Description of the task
Leave out the pictures and transcribe everything else exactly.

Data lines
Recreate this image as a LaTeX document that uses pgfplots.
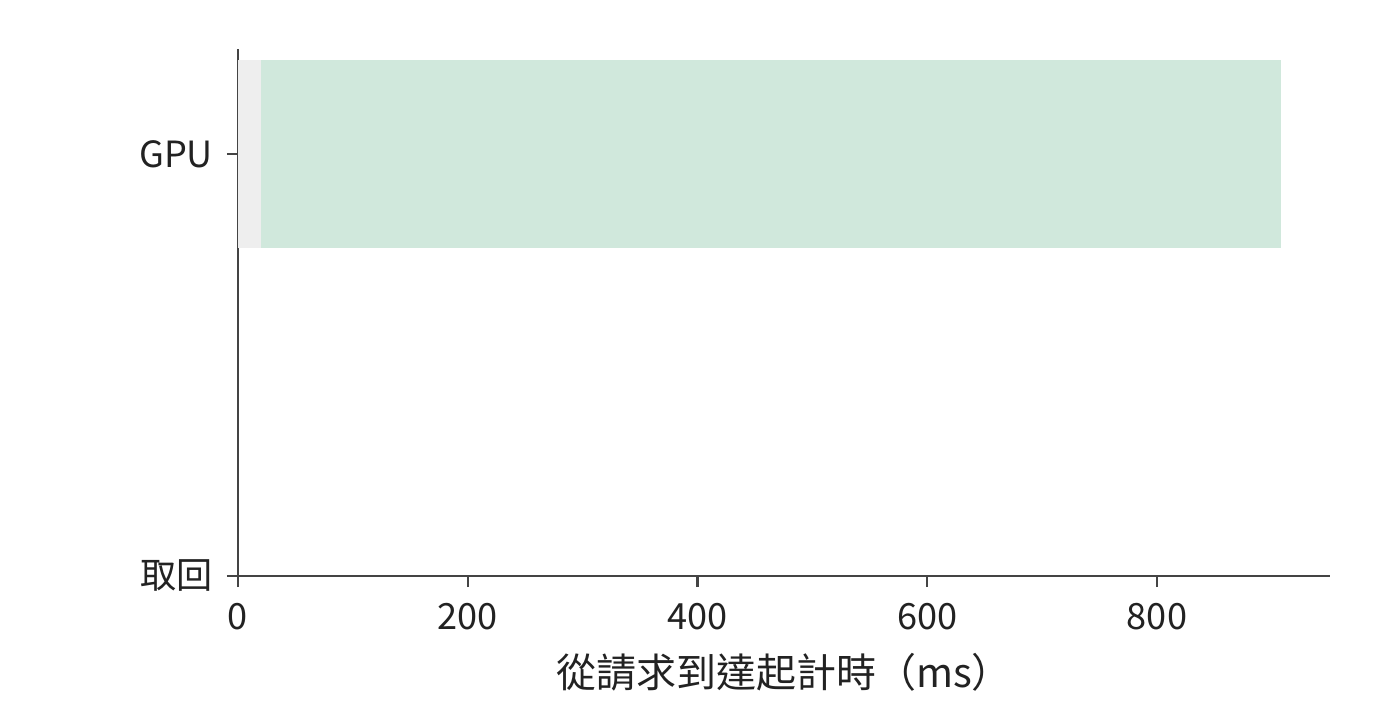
\documentclass[border=0pt]{standalone}
\usepackage{fontspec}
\setmainfont{Noto Sans CJK TC}
\usepackage{pgfplots}
\pgfplotsset{compat=1.18}
\definecolor{gpugreen}{HTML}{D0E8DC}
\definecolor{waitgrey}{HTML}{EEEEEE}
\definecolor{axisgrey}{HTML}{444444}
\definecolor{textgrey}{HTML}{222222}

\begin{document}
\begin{tikzpicture}[x=1pt,y=1pt]
\path[use as bounding box] (0,0) rectangle (504,259.2);
\begin{axis}[
  at={(85.68pt,51.84pt)}, anchor=south west,
  scale only axis, width=393.12pt, height=189.72pt,
  xbar stacked, bar width=0.447,
  xmin=0, xmax=950.6, ymin=0, ymax=1.249,
  xtick={0,200,400,600,800},
  ytick={0,1}, yticklabels={取回,GPU},
  axis x line*=bottom, axis y line*=left,
  x axis line style={-}, y axis line style={-},
  axis line style={axisgrey, line width=0.8pt},
  tick align=outside, major tick length=4pt,
  tick style={axisgrey, line width=0.8pt},
  /pgf/number format/assume math mode=true,
  ticklabel style={font=\fontsize{13}{15.6}\selectfont, text=textgrey},
  xticklabel style={yshift=-2.2pt},
  yticklabel style={xshift=-1.5pt},
  xlabel={從請求到達起計時（ms）},
  label style={font=\fontsize{14.4}{17}\selectfont, text=textgrey},
  xlabel style={yshift=-1.6pt},
  clip=false,
]
\addplot[fill=waitgrey, draw=none] coordinates {(20,1) (0,0)};
\addplot[fill=gpugreen, draw=none] coordinates {(888,1) (0,0)};
\end{axis}
\end{tikzpicture}
\end{document}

Reply
Recreate this image as a LaTeX document that uses pgfplots.
\documentclass[border=0pt]{standalone}
\usepackage{fontspec}
\setmainfont{Noto Sans CJK TC}
\usepackage{pgfplots}
\pgfplotsset{compat=1.18}
\definecolor{gpugreen}{HTML}{D0E8DC}
\definecolor{waitgrey}{HTML}{EEEEEE}
\definecolor{axisgrey}{HTML}{444444}
\definecolor{textgrey}{HTML}{222222}

\begin{document}
\begin{tikzpicture}[x=1pt,y=1pt]
\path[use as bounding box] (0,0) rectangle (504,259.2);
\begin{axis}[
  at={(85.68pt,51.84pt)}, anchor=south west,
  scale only axis, width=393.12pt, height=189.72pt,
  xbar stacked, bar width=0.447,
  xmin=0, xmax=950.6, ymin=0, ymax=1.249,
  xtick={0,200,400,600,800},
  ytick={0,1}, yticklabels={取回,GPU},
  axis x line*=bottom, axis y line*=left,
  x axis line style={-}, y axis line style={-},
  axis line style={axisgrey, line width=0.8pt},
  tick align=outside, major tick length=4pt,
  tick style={axisgrey, line width=0.8pt},
  /pgf/number format/assume math mode=true,
  ticklabel style={font=\fontsize{13}{15.6}\selectfont, text=textgrey},
  xticklabel style={yshift=-2.2pt},
  yticklabel style={xshift=-1.5pt},
  xlabel={從請求到達起計時（ms）},
  label style={font=\fontsize{14.4}{17}\selectfont, text=textgrey},
  xlabel style={yshift=-1.6pt},
  clip=false,
]
\addplot[fill=waitgrey, draw=none] coordinates {(20,1) (0,0)};
\addplot[fill=gpugreen, draw=none] coordinates {(888,1) (0,0)};
\end{axis}
\end{tikzpicture}
\end{document}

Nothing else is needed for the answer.